Indeed, this period of national service used to be a right of passage for the youngsters of most European and some Asian countries.
Such a system not only provides plenty of recruits to the armed forces in those places, and ready to be trained up for more specialised missions, but also contributes to both the character and physical development of the youngsters.
Hong Kong people are not required to join the national armed forces, but there are many benefits — to society, as well as to the individuals concerned — to be achieved by joining one of those uniformed groups which operate here. The choice of which to join is wide, and varied.
Legions of Hong Kong youngsters have been developed by the Scout Association of Hong Kong, which had more than 67,000 uniformed members last year. As with many other uniformed groups, their key objectives are to develop young people through rigorous training and organized activities, while at the same time providing a range of public services to our wider community.
This year the Hong Kong Girl Guides Association celebrated their 100th anniversary.
There are some 13,000 youngsters in the Boys’ Brigade here and 18,000 in the Red Cross Youth organization. Ambulance and nursing cadets are also trained by the St.

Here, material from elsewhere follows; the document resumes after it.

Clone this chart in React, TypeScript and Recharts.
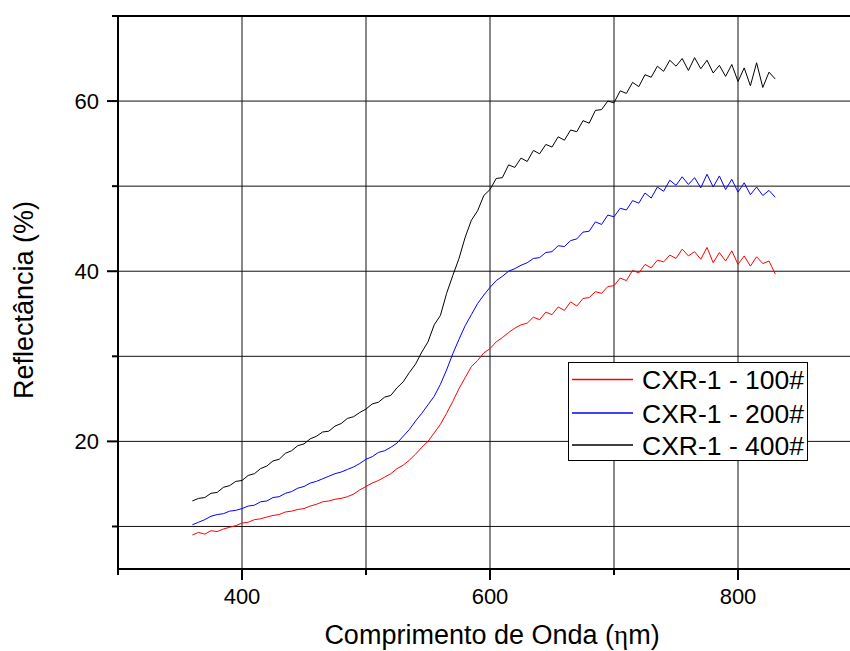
import { CartesianGrid, Legend, Line, LineChart, ReferenceLine, XAxis, YAxis } from "recharts";

const FONT = '"Liberation Sans", Arial, sans-serif';

// wavelength (nm)
const wavelengths = [
  360, 365, 370, 375, 380, 385, 390, 395, 400, 405,
  410, 415, 420, 425, 430, 435, 440, 445, 450, 455,
  460, 465, 470, 475, 480, 485, 490, 495, 500, 505,
  510, 515, 520, 525, 530, 535, 540, 545, 550, 555,
  560, 565, 570, 575, 580, 585, 590, 595, 600, 605,
  610, 615, 620, 625, 630, 635, 640, 645, 650, 655,
  660, 665, 670, 675, 680, 685, 690, 695, 700, 705,
  710, 715, 720, 725, 730, 735, 740, 745, 750, 755,
  760, 765, 770, 775, 780, 785, 790, 795, 800, 805,
  810, 815, 820, 825, 830,
];

// reflectance (%) CXR-1 - 100#
const cxr100 = [
  9.0, 9.3, 9.1, 9.5, 9.4, 9.7, 9.9, 10.1, 10.4, 10.5,
  10.8, 10.9, 11.1, 11.3, 11.4, 11.7, 11.8, 12.0, 12.1, 12.4,
  12.6, 12.9, 13.0, 13.2, 13.3, 13.5, 13.8, 14.3, 14.7, 15.1,
  15.4, 15.8, 16.2, 16.8, 17.2, 17.8, 18.5, 19.3, 20.0, 21.0,
  22.0, 23.3, 24.7, 26.2, 27.5, 28.8, 29.5, 30.4, 30.9, 31.7,
  32.2, 32.8, 33.3, 33.7, 33.9, 34.6, 34.3, 35.2, 34.9, 35.8,
  35.4, 36.4, 35.9, 36.8, 36.9, 37.6, 37.4, 38.2, 38.3, 39.2,
  38.9, 40.1, 39.8, 40.8, 40.4, 41.3, 41.1, 41.9, 41.5, 42.6,
  41.8, 42.3, 41.4, 42.8, 41.0, 42.2, 41.2, 42.4, 40.8, 41.8,
  40.6, 41.7, 40.9, 41.2, 39.7,
];

// reflectance (%) CXR-1 - 200#
const cxr200 = [
  10.2, 10.5, 10.8, 11.2, 11.4, 11.5, 11.8, 11.9, 12.1, 12.4,
  12.5, 12.9, 13.0, 13.4, 13.5, 13.9, 14.1, 14.5, 14.7, 15.1,
  15.3, 15.6, 15.9, 16.2, 16.4, 16.7, 17.0, 17.4, 17.9, 18.2,
  18.7, 18.9, 19.3, 19.8, 20.6, 21.4, 22.4, 23.3, 24.3, 25.3,
  26.7, 28.4, 30.3, 32.0, 33.6, 34.9, 36.2, 37.2, 38.1, 38.9,
  39.4, 40.0, 40.3, 40.7, 41.0, 41.5, 41.6, 42.2, 42.3, 43.0,
  42.9, 43.6, 43.8, 44.6, 44.7, 45.8, 45.5, 46.6, 46.4, 47.4,
  47.2, 48.3, 48.0, 49.2, 48.6, 49.9, 49.4, 50.7, 50.1, 51.1,
  50.2, 51.0, 49.8, 51.4, 49.9, 51.2, 49.6, 50.8, 49.3, 50.4,
  49.0, 49.9, 48.9, 49.5, 48.7,
];

// reflectance (%) CXR-1 - 400#
const cxr400 = [
  13.0, 13.3, 13.4, 13.9, 14.0, 14.6, 14.8, 15.3, 15.4, 16.0,
  16.2, 16.8, 17.1, 17.7, 17.9, 18.6, 18.9, 19.5, 19.7, 20.3,
  20.6, 21.1, 21.2, 21.8, 22.1, 22.7, 22.9, 23.4, 23.8, 24.4,
  24.6, 25.2, 25.4, 26.3, 27.0, 28.1, 29.1, 30.5, 31.7, 33.7,
  34.8, 37.4, 39.5, 41.5, 44.0, 46.0, 47.1, 48.9, 49.6, 50.9,
  51.0, 52.5, 52.2, 53.3, 52.9, 54.2, 53.8, 54.9, 54.6, 55.8,
  55.4, 56.6, 56.4, 57.7, 57.4, 58.9, 59.0, 60.0, 59.8, 61.2,
  60.9, 62.2, 61.7, 63.1, 62.8, 64.1, 63.5, 64.8, 64.1, 65.0,
  63.6, 65.1, 63.8, 64.8, 63.3, 64.2, 62.9, 64.3, 62.3, 63.9,
  61.8, 64.5, 61.6, 63.4, 62.6,
];

const xTicks = [300, 400, 500, 600, 700, 800, 900];
const xLabelled = [400, 600, 800];
const yTicks = [10, 20, 30, 40, 50, 60, 70];
const yLabelled = [20, 40, 60];

const series = [
  { key: "cxr100", name: "CXR-1 - 100#", color: "#ff0000" },
  { key: "cxr200", name: "CXR-1 - 200#", color: "#0000ff" },
  { key: "cxr400", name: "CXR-1 - 400#", color: "#000000" },
];

const data = wavelengths.map((nm, i) => ({
  nm,
  cxr100: cxr100[i],
  cxr200: cxr200[i],
  cxr400: cxr400[i],
}));

function XTick({ x, y, payload }: any) {
  const major = xLabelled.includes(payload.value);
  return (
    <g>
      <line x1={x} x2={x} y1={y} y2={y + (major ? 11 : 6)} stroke="#000" strokeWidth={2} />
      {major && (
        <text x={x} y={y + 35} textAnchor="middle" fontSize={22} fontFamily={FONT} fill="#000">
          {payload.value}
        </text>
      )}
    </g>
  );
}

function YTick({ x, y, payload }: any) {
  const major = yLabelled.includes(payload.value);
  return (
    <g>
      <line x1={x - (major ? 11 : 6)} x2={x} y1={y} y2={y} stroke="#000" strokeWidth={2} />
      {major && (
        <text x={x - 19} y={y + 8} textAnchor="end" fontSize={22} fontFamily={FONT} fill="#000">
          {payload.value}
        </text>
      )}
    </g>
  );
}

function LegendBox() {
  return (
    <svg width={240} height={99} style={{ display: "block" }}>
      <rect x={0.5} y={0.5} width={239} height={98} fill="#fff" stroke="#000" strokeWidth={1} />
      {series.map((s, i) => {
        const cy = [17.5, 51, 83][i];
        return (
          <g key={s.key}>
            <line x1={4} x2={65} y1={cy} y2={cy} stroke={s.color} strokeWidth={1.5} />
            <text x={74} y={cy + 9.5} fontSize={26.5} fontFamily={FONT} fill="#000">
              {s.name}
            </text>
          </g>
        );
      })}
    </svg>
  );
}

export default function App() {
  return (
    <div
      style={{
        position: "absolute",
        left: 0,
        top: 0,
        width: 850,
        height: 651,
        overflow: "hidden",
        background: "#fff",
      }}
    >
      <LineChart width={908} height={651} data={data} margin={{ top: 16, right: 46, bottom: 0, left: 0 }}>
        <CartesianGrid stroke="#111" strokeWidth={1} horizontalValues={yTicks} verticalValues={xTicks} />
        <XAxis
          dataKey="nm"
          type="number"
          domain={[300, 900]}
          ticks={xTicks}
          interval={0}
          height={82}
          tickSize={0}
          tickMargin={0}
          tickLine={false}
          tick={<XTick />}
          axisLine={{ stroke: "#000", strokeWidth: 2 }}
          label={(p: any) => (
            <text
              x={p.viewBox.x + p.viewBox.width / 2 + 2}
              y={p.viewBox.y + 75}
              textAnchor="middle"
              fontSize={27}
              fontFamily={FONT}
              fill="#000"
            >
              Comprimento de Onda (<tspan fontFamily='"Liberation Serif", serif'>η</tspan>m)
            </text>
          )}
        />
        <YAxis
          type="number"
          domain={[5, 70]}
          ticks={yTicks}
          interval={0}
          width={118}
          tickSize={0}
          tickMargin={0}
          tickLine={false}
          tick={<YTick />}
          axisLine={{ stroke: "#000", strokeWidth: 2 }}
          label={(p: any) => {
            const cx = 33;
            const cy = p.viewBox.y + p.viewBox.height / 2 + 7.5;
            return (
              <text
                x={cx}
                y={cy}
                transform={`rotate(-90, ${cx}, ${cy})`}
                textAnchor="middle"
                fontSize={27}
                fontFamily={FONT}
                fill="#000"
              >
                Reflectância (%)
              </text>
            );
          }}
        />
        <ReferenceLine y={70} stroke="#000" strokeWidth={2} />
        {series.map((s) => (
          <Line
            key={s.key}
            type="linear"
            dataKey={s.key}
            name={s.name}
            stroke={s.color}
            strokeWidth={1}
            dot={false}
            isAnimationActive={false}
          />
        ))}
        <Legend
          layout="vertical"
          align="center"
          verticalAlign="middle"
          content={() => <LegendBox />}
          wrapperStyle={{ left: 568, top: 362, width: 240, height: 99 }}
        />
      </LineChart>
    </div>
  );
}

John’s Ambulance Brigade.
Then there is the recently established Hong Kong Army Cadets Association.
All these uniformed groups, and more besides, provide a wide range of community support activities, ranging from first-aid care, to support to the elderly, and even to projects overseas.

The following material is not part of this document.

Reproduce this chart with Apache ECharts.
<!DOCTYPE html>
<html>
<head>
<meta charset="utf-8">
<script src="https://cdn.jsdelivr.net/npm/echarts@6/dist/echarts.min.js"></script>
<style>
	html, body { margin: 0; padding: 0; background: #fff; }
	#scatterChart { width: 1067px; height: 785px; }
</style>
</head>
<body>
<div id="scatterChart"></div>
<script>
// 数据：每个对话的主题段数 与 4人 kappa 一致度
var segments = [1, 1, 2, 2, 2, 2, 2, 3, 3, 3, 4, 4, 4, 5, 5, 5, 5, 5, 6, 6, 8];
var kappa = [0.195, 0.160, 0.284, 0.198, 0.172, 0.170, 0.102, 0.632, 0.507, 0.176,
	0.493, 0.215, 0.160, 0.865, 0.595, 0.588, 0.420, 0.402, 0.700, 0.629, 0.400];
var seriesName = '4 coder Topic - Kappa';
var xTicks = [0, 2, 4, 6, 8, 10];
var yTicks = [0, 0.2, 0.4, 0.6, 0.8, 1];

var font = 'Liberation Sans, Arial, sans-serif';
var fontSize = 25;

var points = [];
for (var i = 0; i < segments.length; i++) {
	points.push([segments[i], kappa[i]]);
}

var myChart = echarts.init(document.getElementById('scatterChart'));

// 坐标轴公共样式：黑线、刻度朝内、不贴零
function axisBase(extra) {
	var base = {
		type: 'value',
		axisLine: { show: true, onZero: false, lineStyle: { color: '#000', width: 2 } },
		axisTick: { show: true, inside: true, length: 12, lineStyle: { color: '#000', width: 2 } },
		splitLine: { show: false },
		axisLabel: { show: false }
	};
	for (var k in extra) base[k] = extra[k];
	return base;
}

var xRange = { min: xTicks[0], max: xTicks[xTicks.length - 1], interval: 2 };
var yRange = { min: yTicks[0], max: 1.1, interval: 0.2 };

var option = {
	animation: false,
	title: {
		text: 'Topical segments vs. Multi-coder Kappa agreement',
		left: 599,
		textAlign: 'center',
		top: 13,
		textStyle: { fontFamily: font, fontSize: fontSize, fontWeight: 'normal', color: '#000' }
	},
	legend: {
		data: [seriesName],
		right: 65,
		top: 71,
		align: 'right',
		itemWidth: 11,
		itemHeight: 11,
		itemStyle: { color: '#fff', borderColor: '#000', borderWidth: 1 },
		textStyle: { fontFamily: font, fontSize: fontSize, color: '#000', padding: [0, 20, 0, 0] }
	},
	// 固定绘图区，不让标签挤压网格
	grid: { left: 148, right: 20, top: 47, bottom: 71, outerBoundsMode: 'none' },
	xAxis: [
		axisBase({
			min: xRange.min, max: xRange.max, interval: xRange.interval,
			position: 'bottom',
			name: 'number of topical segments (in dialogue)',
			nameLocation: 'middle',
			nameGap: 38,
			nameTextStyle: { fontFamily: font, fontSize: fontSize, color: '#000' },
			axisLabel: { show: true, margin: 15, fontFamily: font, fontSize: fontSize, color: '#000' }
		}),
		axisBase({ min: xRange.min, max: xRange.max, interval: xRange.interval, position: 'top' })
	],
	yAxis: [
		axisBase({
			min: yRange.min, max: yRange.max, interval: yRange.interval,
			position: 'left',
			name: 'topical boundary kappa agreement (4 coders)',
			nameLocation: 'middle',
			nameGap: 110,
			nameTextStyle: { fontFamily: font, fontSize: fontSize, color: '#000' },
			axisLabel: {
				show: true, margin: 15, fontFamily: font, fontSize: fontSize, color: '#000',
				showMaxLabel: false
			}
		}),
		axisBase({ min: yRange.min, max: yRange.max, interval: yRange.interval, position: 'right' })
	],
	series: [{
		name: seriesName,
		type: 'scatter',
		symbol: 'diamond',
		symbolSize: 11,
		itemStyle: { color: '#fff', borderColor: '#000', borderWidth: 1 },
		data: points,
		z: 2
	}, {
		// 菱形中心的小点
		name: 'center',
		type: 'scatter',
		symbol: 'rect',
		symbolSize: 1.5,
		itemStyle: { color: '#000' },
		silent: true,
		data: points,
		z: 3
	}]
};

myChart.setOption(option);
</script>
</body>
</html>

Joining such a uniformed organisation here is of course entirely voluntary, though peer and parental or school pressure may encourage many to participate.
It is said that in life, what you get out from it is in direct proportion to what you put in to it.
All these thousands of young people who participate in such organisations in their free time to better themselves could, instead, spend their leisure time playing computer games or on similarly passive activities — activities which do nothing for their society and nothing to help them develop their potential.
At the very least, those many Hong Kong children who have no brothers or sisters can escape the well-known “preciousness” syndrome of being a spoilt only child, interacting mostly with indulgent adults, by taking part in well-organised physical activities with other youngsters of a similar age.
I am not suggesting that they should be subjected to the strictest military regime of a tough army boot camp, but a lesser intensity of military-style discipline and physical exercise.
During training, the youngster faces mental and physical challenges along with his peers.
They learn to develop the mental and physical resilience needed to get through tough challenges, and also to develop teamwork by helping each other on joint endeavours.
This spirit of cooperation is built up by going through shared hardships and problem-solving, and by the social interactions which form a natural part of any such uniformed group’s program.
Leadership is a skill best developed by doing it, and all these youth groups have junior leaders — which obliges the ordinary participants to accept discipline and for the cadet leaders to build up the skills of motivating and organising the efforts of others on their team.
And every member of the team is expected to pull his own weight, thereby cultivating a strong sense of responsibility.
Such skills cannot be developed if the youngster spends all his time obsessed by his smartphone: Only through joining such groupings as those mentioned here is he likely to be exposed to such challenges.
Those people skills so developed will come in very handy when he later joins the Hong Kong workforce.
There have been several tragic incidents in Hong Kong recently, of university — and even of school-age youngsters committing suicide. Undergoing challenging training exercises — such as those arranged for new members of uniformed groups — can also help toughen youngsters’ adversity quotient and emotional quotient.
For all these reasons, it would be great (for society, as well as for the young people so involved) if both school authorities and parents encouraged every young person in Hong Kong to join one of these uniformed youth groups.
The author is a long-term commentator on Hong Kong social issues and a former boy scout.